Mortar bed shower with schluter PVC drain glued to PVC trap. Specs say drain measures 4 17/32" diameter. I was thinking 5" hole. What do you guys generally do? Hole looks pretty big on the Schluter video online. Thanks, Nick (tile green horn).


----------



## jarvis design (May 6, 2008)

I'm not sure of the exact size but there should be a template supplied with the drain.


----------



## Morning Wood (Jan 12, 2008)

Duh. I guess I should just buy the drain


----------



## angus242 (Oct 20, 2007)

From Schluter:
_
"Fill in box-outs in concrete floors with drypack mortar. A 4" (100 mm)-diameter plastic pipe coupling or similar can be used as a form around the waste line. Select form to accommodate the KERDI-DRAIN bonding flange. Limit the hole diameter to 5" (125 mm) maximum to ensure proper support of the tile assembly."
_
Personally, I use a 4 1/2" hole saw for my Kerdi-Drain rough openings in framing.


----------



## Morning Wood (Jan 12, 2008)

angus242 said:


> From Schluter:
> 
> "Fill in box-outs in concrete floors with drypack mortar.
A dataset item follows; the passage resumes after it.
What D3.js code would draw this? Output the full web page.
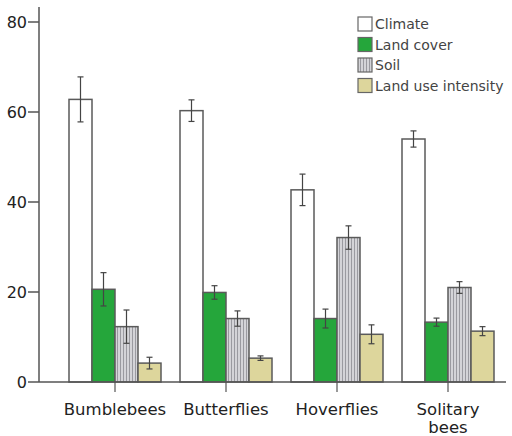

A 4" (100 mm)-diameter plastic pipe coupling or similar can be used as a form around the waste line. Select form to accommodate the KERDI-DRAIN bonding flange. Limit the hole diameter to 5" (125 mm) maximum to ensure proper support of the tile assembly."
> 
> Personally, I use a 4 1/2" hole saw for my Kerdi-Drain rough openings in framing.


So you like a tight fit?


----------



## opiethetileman (Apr 7, 2005)

or if you already have a oatley drain there you can use the remodel drain that just bolts to the main flange. That way you do not have to have to cut pipe or measure. This drain by far is very fast and easy to do. But if you are doing a new shower from the start you will need the regular drain


----------



## HandyHails (Feb 28, 2009)

Morning Wood said:


> So you like a tight fit?



Don't we all?:whistling


----------



## opiethetileman (Apr 7, 2005)

Here is a great idea for SCHULTER. In the box with the drain if they had a peice of precut ditra maybe 6 inches bigger than the shower flange. Cut you hole put that there and then install the drain. Pack your mud and the ditra will hold the mud till it dries. Not saying you should have a basketball hoop hole. But this would allow the circle to get filled


----------



## Tech Dawg (Dec 13, 2010)

opiethetileman said:


> Here is a great idea for SCHULTER. In the box with the drain if they had a peice of precut ditra maybe 6 inches bigger than the shower flange. Cut you hole put that there and then install the drain. Pack your mud and the ditra will hold the mud till it dries. Not saying you should have a basketball hoop hole. But this would allow the circle to get filled


Better yet, I was thinking it would be nice to be able to purchase the removable drain depression from the kerdi pans and thinset those into place... don't know if it would work but that's what I was thinking when doing a mudbed with a kerdi drain


----------



## angus242 (Oct 20, 2007)

Morning Wood said:


> So you like a tight fit?





HandyHails said:


> Don't we all?:whistling


:clap:

Yes, I try to leave the hole as small as possible seeing as you aren't getting any support under that drain.


----------